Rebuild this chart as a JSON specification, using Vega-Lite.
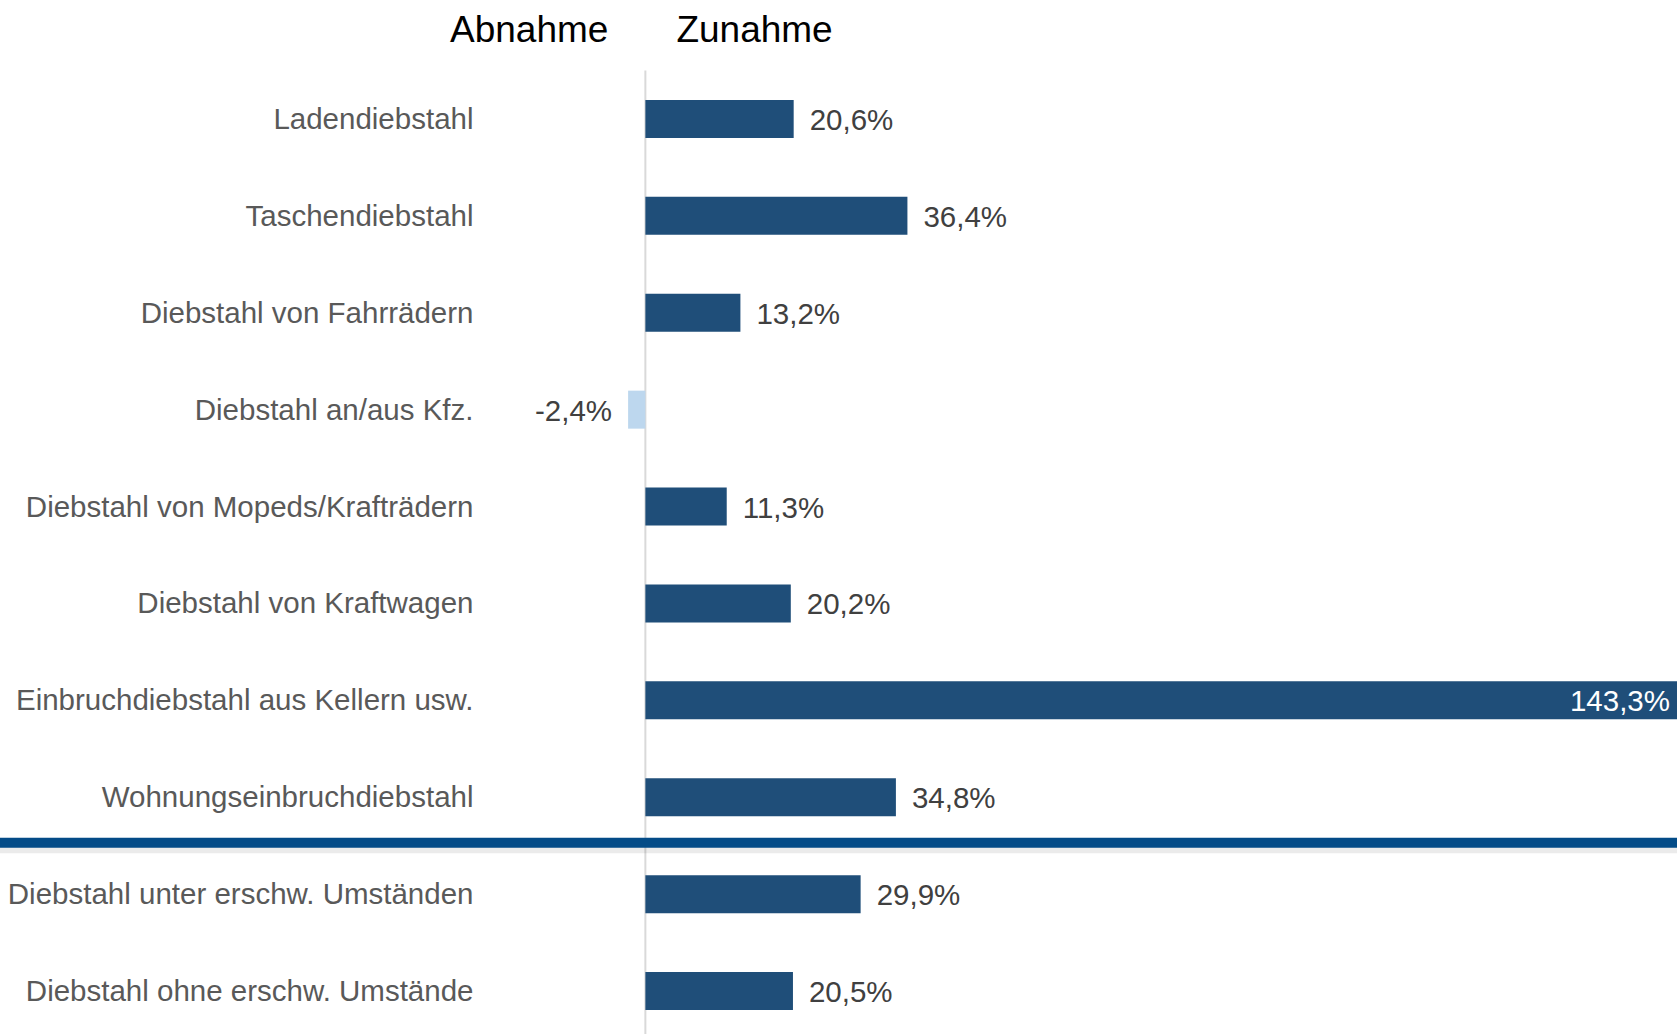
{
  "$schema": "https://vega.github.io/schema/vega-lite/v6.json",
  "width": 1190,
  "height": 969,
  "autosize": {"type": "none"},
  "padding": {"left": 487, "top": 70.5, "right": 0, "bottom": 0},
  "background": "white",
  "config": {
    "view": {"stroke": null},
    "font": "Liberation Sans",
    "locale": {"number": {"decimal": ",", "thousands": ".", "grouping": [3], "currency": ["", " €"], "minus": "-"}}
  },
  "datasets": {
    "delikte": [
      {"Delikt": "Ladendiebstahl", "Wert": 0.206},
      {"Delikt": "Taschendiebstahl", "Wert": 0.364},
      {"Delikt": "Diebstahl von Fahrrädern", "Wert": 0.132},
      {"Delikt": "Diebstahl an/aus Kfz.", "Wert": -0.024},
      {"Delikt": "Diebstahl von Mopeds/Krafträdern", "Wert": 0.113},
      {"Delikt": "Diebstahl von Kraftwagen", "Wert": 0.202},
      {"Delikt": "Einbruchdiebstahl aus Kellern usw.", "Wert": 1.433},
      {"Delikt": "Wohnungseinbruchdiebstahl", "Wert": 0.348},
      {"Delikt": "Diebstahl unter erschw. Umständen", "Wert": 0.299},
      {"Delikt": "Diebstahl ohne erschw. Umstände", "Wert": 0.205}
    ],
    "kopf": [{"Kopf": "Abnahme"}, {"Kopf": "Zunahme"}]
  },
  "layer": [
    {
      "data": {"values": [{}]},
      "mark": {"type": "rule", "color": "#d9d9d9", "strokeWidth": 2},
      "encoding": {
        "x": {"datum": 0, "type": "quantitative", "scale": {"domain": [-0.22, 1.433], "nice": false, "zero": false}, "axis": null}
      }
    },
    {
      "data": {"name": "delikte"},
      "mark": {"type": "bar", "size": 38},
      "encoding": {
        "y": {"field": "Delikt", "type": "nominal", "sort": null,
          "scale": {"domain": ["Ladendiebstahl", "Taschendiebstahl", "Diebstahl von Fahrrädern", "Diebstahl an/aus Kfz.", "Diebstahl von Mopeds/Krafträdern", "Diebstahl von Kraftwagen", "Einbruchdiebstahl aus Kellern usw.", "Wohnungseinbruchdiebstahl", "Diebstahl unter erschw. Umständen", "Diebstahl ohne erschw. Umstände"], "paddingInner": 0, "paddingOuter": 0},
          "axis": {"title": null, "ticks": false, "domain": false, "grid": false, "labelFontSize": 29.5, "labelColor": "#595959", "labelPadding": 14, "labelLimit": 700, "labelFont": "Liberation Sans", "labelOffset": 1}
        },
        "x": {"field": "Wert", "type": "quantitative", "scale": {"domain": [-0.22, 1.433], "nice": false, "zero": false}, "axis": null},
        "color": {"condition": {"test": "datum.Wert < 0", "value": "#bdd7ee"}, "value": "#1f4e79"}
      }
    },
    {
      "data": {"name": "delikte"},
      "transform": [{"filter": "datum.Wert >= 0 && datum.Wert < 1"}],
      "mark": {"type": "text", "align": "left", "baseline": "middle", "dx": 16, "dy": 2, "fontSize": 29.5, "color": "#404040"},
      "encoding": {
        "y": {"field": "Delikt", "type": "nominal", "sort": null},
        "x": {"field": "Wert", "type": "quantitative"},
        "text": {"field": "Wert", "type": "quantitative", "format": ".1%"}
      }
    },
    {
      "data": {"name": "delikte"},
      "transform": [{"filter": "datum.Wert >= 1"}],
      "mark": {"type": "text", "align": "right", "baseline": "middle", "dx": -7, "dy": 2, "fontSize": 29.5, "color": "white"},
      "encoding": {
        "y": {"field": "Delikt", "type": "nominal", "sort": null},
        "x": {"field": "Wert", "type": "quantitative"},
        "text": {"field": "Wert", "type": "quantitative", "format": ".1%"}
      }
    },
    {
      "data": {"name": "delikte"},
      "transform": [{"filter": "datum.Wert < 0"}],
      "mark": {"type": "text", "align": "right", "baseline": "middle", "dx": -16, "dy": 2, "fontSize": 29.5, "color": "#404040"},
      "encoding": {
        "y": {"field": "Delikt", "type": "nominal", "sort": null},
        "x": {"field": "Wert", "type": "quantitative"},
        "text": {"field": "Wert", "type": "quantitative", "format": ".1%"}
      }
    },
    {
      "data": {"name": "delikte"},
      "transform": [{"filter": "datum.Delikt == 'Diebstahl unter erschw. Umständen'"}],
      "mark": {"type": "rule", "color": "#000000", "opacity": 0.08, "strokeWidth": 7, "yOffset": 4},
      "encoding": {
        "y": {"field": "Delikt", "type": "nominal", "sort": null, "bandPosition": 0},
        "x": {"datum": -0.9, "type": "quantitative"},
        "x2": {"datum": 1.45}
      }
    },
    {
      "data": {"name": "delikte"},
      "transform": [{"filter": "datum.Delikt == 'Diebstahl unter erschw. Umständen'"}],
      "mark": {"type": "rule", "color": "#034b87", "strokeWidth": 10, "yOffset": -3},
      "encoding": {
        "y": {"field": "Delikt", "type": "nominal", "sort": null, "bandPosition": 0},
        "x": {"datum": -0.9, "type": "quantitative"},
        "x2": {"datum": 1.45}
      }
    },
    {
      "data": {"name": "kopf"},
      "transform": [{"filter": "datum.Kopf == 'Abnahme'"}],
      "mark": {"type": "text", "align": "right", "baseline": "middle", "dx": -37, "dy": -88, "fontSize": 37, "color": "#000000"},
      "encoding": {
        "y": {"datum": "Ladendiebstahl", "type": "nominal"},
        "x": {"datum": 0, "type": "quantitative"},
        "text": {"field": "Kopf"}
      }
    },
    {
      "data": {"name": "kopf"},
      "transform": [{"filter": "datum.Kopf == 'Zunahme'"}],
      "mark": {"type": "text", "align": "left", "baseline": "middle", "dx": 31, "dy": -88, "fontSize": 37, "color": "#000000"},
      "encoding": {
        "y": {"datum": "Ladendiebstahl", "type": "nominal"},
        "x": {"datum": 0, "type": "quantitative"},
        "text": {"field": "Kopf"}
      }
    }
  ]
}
==================================================
Repeat the data exactly, excluding the pictures.

## Answer for this exercise
Rebuild this chart as a JSON specification, using Vega-Lite.
{
  "$schema": "https://vega.github.io/schema/vega-lite/v6.json",
  "width": 1190,
  "height": 969,
  "autosize": {"type": "none"},
  "padding": {"left": 487, "top": 70.5, "right": 0, "bottom": 0},
  "background": "white",
  "config": {
    "view": {"stroke": null},
    "font": "Liberation Sans",
    "locale": {"number": {"decimal": ",", "thousands": ".", "grouping": [3], "currency": ["", " €"], "minus": "-"}}
  },
  "datasets": {
    "delikte": [
      {"Delikt": "Ladendiebstahl", "Wert": 0.206},
      {"Delikt": "Taschendiebstahl", "Wert": 0.364},
      {"Delikt": "Diebstahl von Fahrrädern", "Wert": 0.132},
      {"Delikt": "Diebstahl an/aus Kfz.", "Wert": -0.024},
      {"Delikt": "Diebstahl von Mopeds/Krafträdern", "Wert": 0.113},
      {"Delikt": "Diebstahl von Kraftwagen", "Wert": 0.202},
      {"Delikt": "Einbruchdiebstahl aus Kellern usw.", "Wert": 1.433},
      {"Delikt": "Wohnungseinbruchdiebstahl", "Wert": 0.348},
      {"Delikt": "Diebstahl unter erschw. Umständen", "Wert": 0.299},
      {"Delikt": "Diebstahl ohne erschw. Umstände", "Wert": 0.205}
    ],
    "kopf": [{"Kopf": "Abnahme"}, {"Kopf": "Zunahme"}]
  },
  "layer": [
    {
      "data": {"values": [{}]},
      "mark": {"type": "rule", "color": "#d9d9d9", "strokeWidth": 2},
      "encoding": {
        "x": {"datum": 0, "type": "quantitative", "scale": {"domain": [-0.22, 1.433], "nice": false, "zero": false}, "axis": null}
      }
    },
    {
      "data": {"name": "delikte"},
      "mark": {"type": "bar", "size": 38},
      "encoding": {
        "y": {"field": "Delikt", "type": "nominal", "sort": null,
          "scale": {"domain": ["Ladendiebstahl", "Taschendiebstahl", "Diebstahl von Fahrrädern", "Diebstahl an/aus Kfz.", "Diebstahl von Mopeds/Krafträdern", "Diebstahl von Kraftwagen", "Einbruchdiebstahl aus Kellern usw.", "Wohnungseinbruchdiebstahl", "Diebstahl unter erschw. Umständen", "Diebstahl ohne erschw. Umstände"], "paddingInner": 0, "paddingOuter": 0},
          "axis": {"title": null, "ticks": false, "domain": false, "grid": false, "labelFontSize": 29.5, "labelColor": "#595959", "labelPadding": 14, "labelLimit": 700, "labelFont": "Liberation Sans", "labelOffset": 1}
        },
        "x": {"field": "Wert", "type": "quantitative", "scale": {"domain": [-0.22, 1.433], "nice": false, "zero": false}, "axis": null},
        "color": {"condition": {"test": "datum.Wert < 0", "value": "#bdd7ee"}, "value": "#1f4e79"}
      }
    },
    {
      "data": {"name": "delikte"},
      "transform": [{"filter": "datum.Wert >= 0 && datum.Wert < 1"}],
      "mark": {"type": "text", "align": "left", "baseline": "middle", "dx": 16, "dy": 2, "fontSize": 29.5, "color": "#404040"},
      "encoding": {
        "y": {"field": "Delikt", "type": "nominal", "sort": null},
        "x": {"field": "Wert", "type": "quantitative"},
        "text": {"field": "Wert", "type": "quantitative", "format": ".1%"}
      }
    },
    {
      "data": {"name": "delikte"},
      "transform": [{"filter": "datum.Wert >= 1"}],
      "mark": {"type": "text", "align": "right", "baseline": "middle", "dx": -7, "dy": 2, "fontSize": 29.5, "color": "white"},
      "encoding": {
        "y": {"field": "Delikt", "type": "nominal", "sort": null},
        "x": {"field": "Wert", "type": "quantitative"},
        "text": {"field": "Wert", "type": "quantitative", "format": ".1%"}
      }
    },
    {
      "data": {"name": "delikte"},
      "transform": [{"filter": "datum.Wert < 0"}],
      "mark": {"type": "text", "align": "right", "baseline": "middle", "dx": -16, "dy": 2, "fontSize": 29.5, "color": "#404040"},
      "encoding": {
        "y": {"field": "Delikt", "type": "nominal", "sort": null},
        "x": {"field": "Wert", "type": "quantitative"},
        "text": {"field": "Wert", "type": "quantitative", "format": ".1%"}
      }
    },
    {
      "data": {"name": "delikte"},
      "transform": [{"filter": "datum.Delikt == 'Diebstahl unter erschw. Umständen'"}],
      "mark": {"type": "rule", "color": "#000000", "opacity": 0.08, "strokeWidth": 7, "yOffset": 4},
      "encoding": {
        "y": {"field": "Delikt", "type": "nominal", "sort": null, "bandPosition": 0},
        "x": {"datum": -0.9, "type": "quantitative"},
        "x2": {"datum": 1.45}
      }
    },
    {
      "data": {"name": "delikte"},
      "transform": [{"filter": "datum.Delikt == 'Diebstahl unter erschw. Umständen'"}],
      "mark": {"type": "rule", "color": "#034b87", "strokeWidth": 10, "yOffset": -3},
      "encoding": {
        "y": {"field": "Delikt", "type": "nominal", "sort": null, "bandPosition": 0},
        "x": {"datum": -0.9, "type": "quantitative"},
        "x2": {"datum": 1.45}
      }
    },
    {
      "data": {"name": "kopf"},
      "transform": [{"filter": "datum.Kopf == 'Abnahme'"}],
      "mark": {"type": "text", "align": "right", "baseline": "middle", "dx": -37, "dy": -88, "fontSize": 37, "color": "#000000"},
      "encoding": {
        "y": {"datum": "Ladendiebstahl", "type": "nominal"},
        "x": {"datum": 0, "type": "quantitative"},
        "text": {"field": "Kopf"}
      }
    },
    {
      "data": {"name": "kopf"},
      "transform": [{"filter": "datum.Kopf == 'Zunahme'"}],
      "mark": {"type": "text", "align": "left", "baseline": "middle", "dx": 31, "dy": -88, "fontSize": 37, "color": "#000000"},
      "encoding": {
        "y": {"datum": "Ladendiebstahl", "type": "nominal"},
        "x": {"datum": 0, "type": "quantitative"},
        "text": {"field": "Kopf"}
      }
    }
  ]
}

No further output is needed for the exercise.